March 18, 2015
By: Sustainable Conservation
In the midst of a four-year drought, Sustainable Conservation brought together a group of farmers, farm advisors and water managers last month to meet at the Terranova Ranch in Fresno County to discuss capturing and recharging the area’s groundwater basins using floodwater – once the rains finally begin.
Farmers in the region rely on groundwater for all their agricultural production when surface water supplies are cut due to drought. However, groundwater levels have been dropping at alarming rates, requiring 67% of the growers in the area to drill deeper wells in the last five years.
The mix of attendees have been watching Don Cameron, manager of Terranova Ranch, capture floodwater from the Kings River for over 20 years and spread the water across 1,000 acres of cropland – an area the size of 756 football fields – to recharge the depleted groundwater basin underneath. Don successfully captured three feet of water per acre across the 1,000 acres without affecting crop yields. The amount of captured water is enough to fill 1,500 Olympic-sized swimming pools.

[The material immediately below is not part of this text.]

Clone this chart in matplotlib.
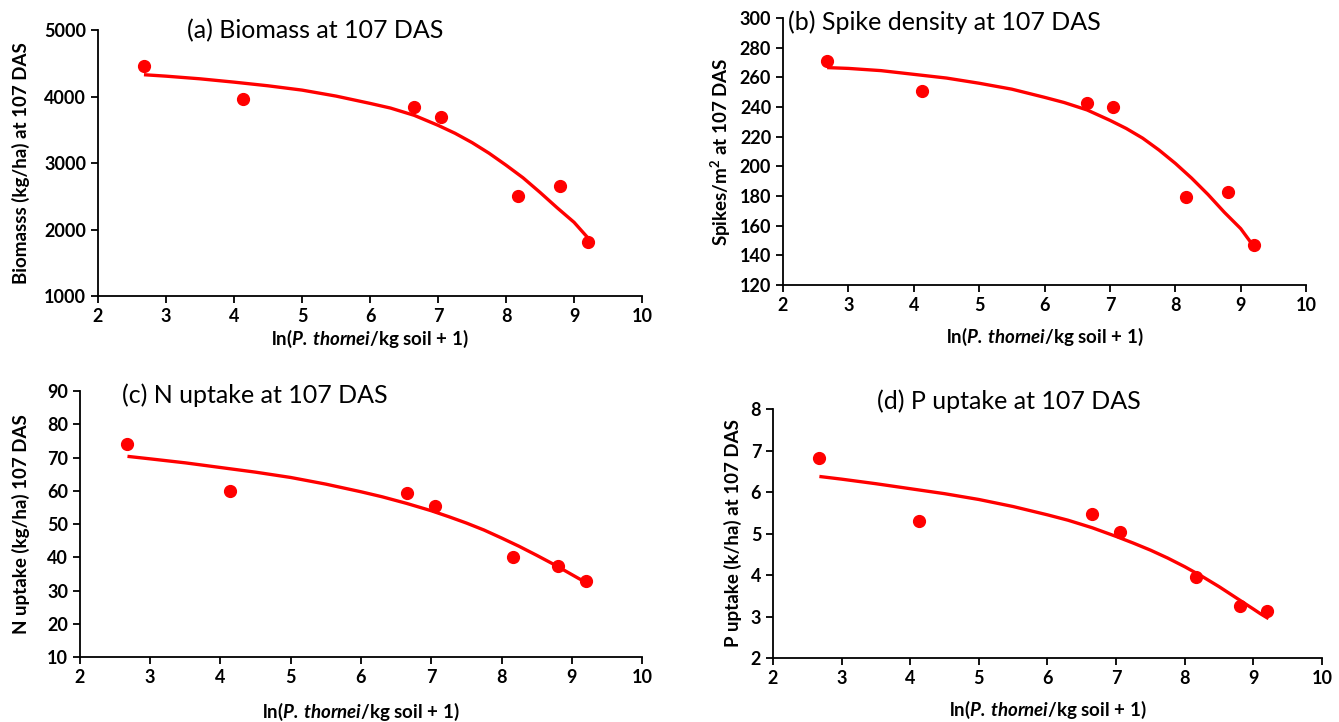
import numpy as np
import matplotlib
matplotlib.use("Agg")
import matplotlib.pyplot as plt

plt.rcParams['font.family'] = ['Lato', 'DejaVu Sans']
plt.rcParams['mathtext.fontset'] = 'custom'
plt.rcParams['mathtext.rm'] = 'Lato:bold'
plt.rcParams['mathtext.it'] = 'Lato:bold:italic'
plt.rcParams['mathtext.bf'] = 'Lato:bold'
plt.rcParams['mathtext.bfit'] = 'Lato:bold:italic'

# observed points (same x for all panels)
x_obs = [2.67, 4.13, 6.65, 7.05, 8.17, 8.80, 9.20]
biomass = [4470, 3970, 3840, 3690, 2510, 2650, 1810]
spikes = [271, 251, 243, 240, 179, 183, 147]
n_uptake = [74.0, 60.0, 59.3, 55.3, 40.1, 37.5, 32.8]
p_uptake = [6.82, 5.31, 5.46, 5.03, 3.95, 3.25, 3.14]

# fitted curves
x_fit = [2.7, 3.0, 3.5, 4.0, 4.5, 5.0, 5.5, 6.0, 6.3, 6.65, 7.0, 7.25,
         7.5, 7.75, 8.0, 8.25, 8.5, 8.75, 9.0, 9.1, 9.2]
biomass_fit = [4330, 4310, 4270, 4220, 4165, 4100, 4010, 3900, 3830, 3720, 3570,
               3450, 3310, 3150, 2970, 2780, 2560, 2330, 2110, 1995, 1880]
spikes_fit = [266.5, 266, 264.5, 262, 259.5, 256, 252, 246.5, 243, 238, 231,
              225.5, 219, 211, 202, 192, 181, 169, 158, 152, 146]
n_fit = [70.3, 69.6, 68.4, 67, 65.6, 64, 62, 59.7, 58.2, 56.2, 54,
         52.2, 50.3, 48.2, 45.8, 43.3, 40.6, 37.8, 34.8, 33.6, 32.5]
p_fit = [6.37, 6.31, 6.2, 6.08, 5.96, 5.82, 5.65, 5.45, 5.32, 5.14, 4.93,
         4.77, 4.6, 4.41, 4.2, 3.97, 3.72, 3.45, 3.18, 3.07, 2.97]

xlabel = r'ln($\mathbfit{P.\,thornei}$/kg soil + 1)'

panels = [
    # rect, y, fit, ylim, ystep, ylabel, title, title pos (axes coords), ha, xpad, ypad
    ([0.0732, 0.590, 0.4063, 0.368], biomass, biomass_fit, (1000, 5000), 1000,
     'Biomasss (kg/ha) at 107 DAS', '(a) Biomass at 107 DAS', (0.40, 1.0), 'center', 2, 10),
    ([0.5848, 0.6053, 0.3906, 0.3698], spikes, spikes_fit, (120, 300), 20,
     r'Spikes/m$^{2}$ at 107 DAS', '(b) Spike density at 107 DAS', (0.01, 0.985), 'left', 9, 5),
    ([0.0597, 0.090, 0.4198, 0.3684], n_uptake, n_fit, (10, 90), 10,
     'N uptake (kg/ha) 107 DAS', '(c) N uptake at 107 DAS', (0.075, 0.985), 'left', 11, 12),
    ([0.5773, 0.0886, 0.4100, 0.3449], p_uptake, p_fit, (2, 8), 1,
     'P uptake (k/ha) at 107 DAS', '(d) P uptake at 107 DAS', (0.43, 1.03), 'center', 9, 6),
]

fig = plt.figure(figsize=(13.39, 7.22), dpi=100)
red = '#ff0000'

for rect, y, yf, ylim, ystep, ylab, title, tpos, ha, xpad, ypad in panels:
    ax = fig.add_axes(rect)
    ax.plot(x_fit, yf, color=red, lw=2.4, zorder=2)
    ax.plot(x_obs, y, 'o', color=red, ms=8.5, zorder=3)
    ax.set_xlim(2, 10)
    ax.set_ylim(*ylim)
    ax.set_xticks(range(2, 11))
    ax.set_yticks(np.arange(ylim[0], ylim[1] + ystep / 2, ystep))
    for s in ['top', 'right']:
        ax.spines[s].set_visible(False)
    for s in ['left', 'bottom']:
        ax.spines[s].set_linewidth(1.3)
    ax.tick_params(direction='out', length=5, width=1.3, labelsize=13)
    for lab in ax.get_xticklabels() + ax.get_yticklabels():
        lab.set_fontweight('bold')
    ax.set_xlabel(xlabel, fontsize=13.5, fontweight='bold', labelpad=xpad)
    ax.set_ylabel(ylab, fontsize=13.5, fontweight='bold', labelpad=ypad)
    ax.text(tpos[0], tpos[1], title, transform=ax.transAxes, fontsize=18,
            ha=ha, va='center')

fig.savefig('out.png', dpi=100)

Don’s success has generated considerable interest from numerous farmers and downstream municipalities looking for flood safety benefits. And his idea is starting to catch on, thanks to the USDA Natural Resources Conservation Service (NRCS) and the California Department of Water Resources (DWR).
The NRCS paid for a study to document the benefits of this voluntary practice, while DWR is funding development of engineering plans and permitting. DWR is also partly funding the expansion of the pilot project to an additional 6,000 acres, and ultimately to a total of 16,000 acres.
Sustainable Conservation has been involved with the Terranova Ranch groundwater recharge pilot project since 2011. We have more recently completed surveys of the neighboring growers, compiled information about effects of floodwater on different crops and estimated the costs for farmers to spread the water on their active farmlands.
The information is helping farmers and water managers, like the Kings River Conservation District, compare this dispersed recharge strategy with other approaches to replenish groundwater pumping.